Of course, during production on "The Phantom Menace," no one could have predicted the negative reaction Jar Jar would elicit from critics and fans alike. Lucas thought the character was funny. Best did, too. In a 2020 interview with NME, even Liam Neeson, who plays the stoic Jedi sage Qui-Gon Jinn in the film, admitted that not only was Jar Jar funny, but that Best had a booming career ahead of him. Best, Neeson felt, gave off a good deal of comedic energy similar to that of Eddie Murphy.

Let's just laugh

Indeed, Neeson had no critical words about his co-star, and he wanted to redress the many grievances aimed at the character. Jar Jar, he seemingly felt, made for a fine balance for the otherwise po-faced characters that pepper "The Phantom Menace." He was certainly the funniest character in the film, a quality Neeson admired. The "Taken" star believed, and I think many agree, that Best received far, far too much vitriol:

"He came into a lot of criticism, I mean to the point where it really hurt his career. And I have to say when I was making that film... he was probably one of the funniest guys and talented guys I have ever worked with. I remember calling my old agent, and I said 'Listen, I think I've just worked with the new Eddie Murphy.' And I still believe that ... he had all of us in stitches laughing. Including George Lucas."
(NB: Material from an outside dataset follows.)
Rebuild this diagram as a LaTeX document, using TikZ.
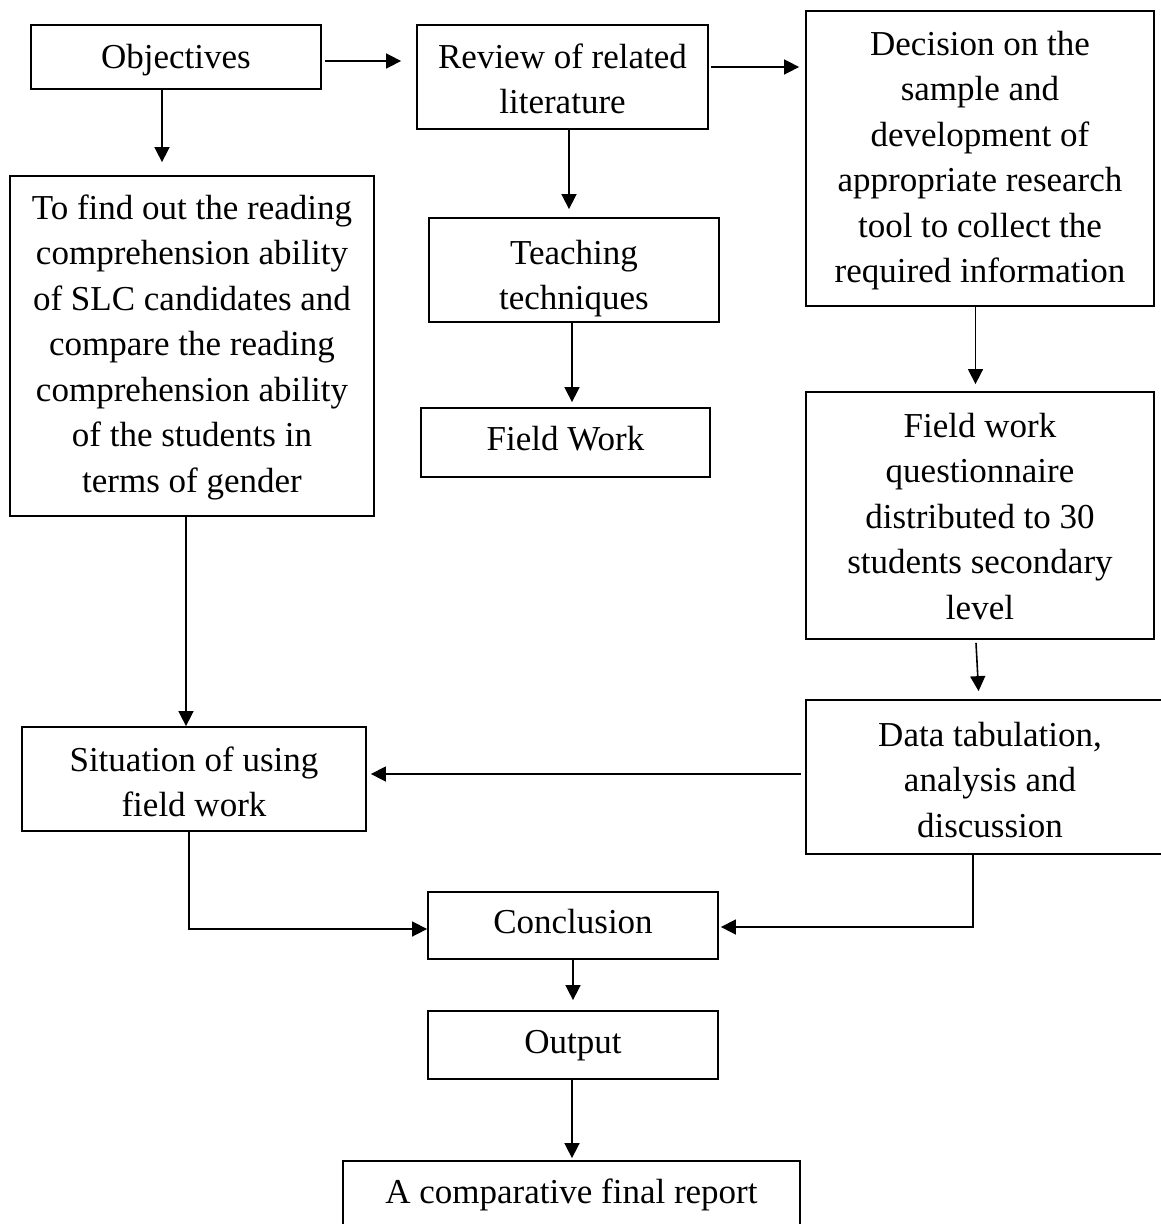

Reaction to Jar Jar was so negative that the character's role was reduced in future installments. By "Star Wars: Episode III," Binks' appearance was reduced to a mere cameo, albeit a pivotal one that would eventually bring about the rise of the Empire, citing many to believe that the character may be a Sith lord. Eventually, Best came to embrace Jar Jar's hated position in popular culture, voicing Jar Jar in numerous "Star Wars" parodies, but it took years of unduly born hatred. 

Of course, Best isn't the only "Star Wars" actor to have been targeted by fans and critics. As previously written about in /Film, the world owes Jake Lloyd, the child actor who played the young Anakin Skywalker, a massive apology. Additionally, Kelly Marie Tran, who played the plucky engineer Rose Tico in "Star Wars: The Last Jedi," was infamously bullied off of social media

Fans may have been poorly behaved in the past, but "The Phantom Menace" brought out the worst in everyone.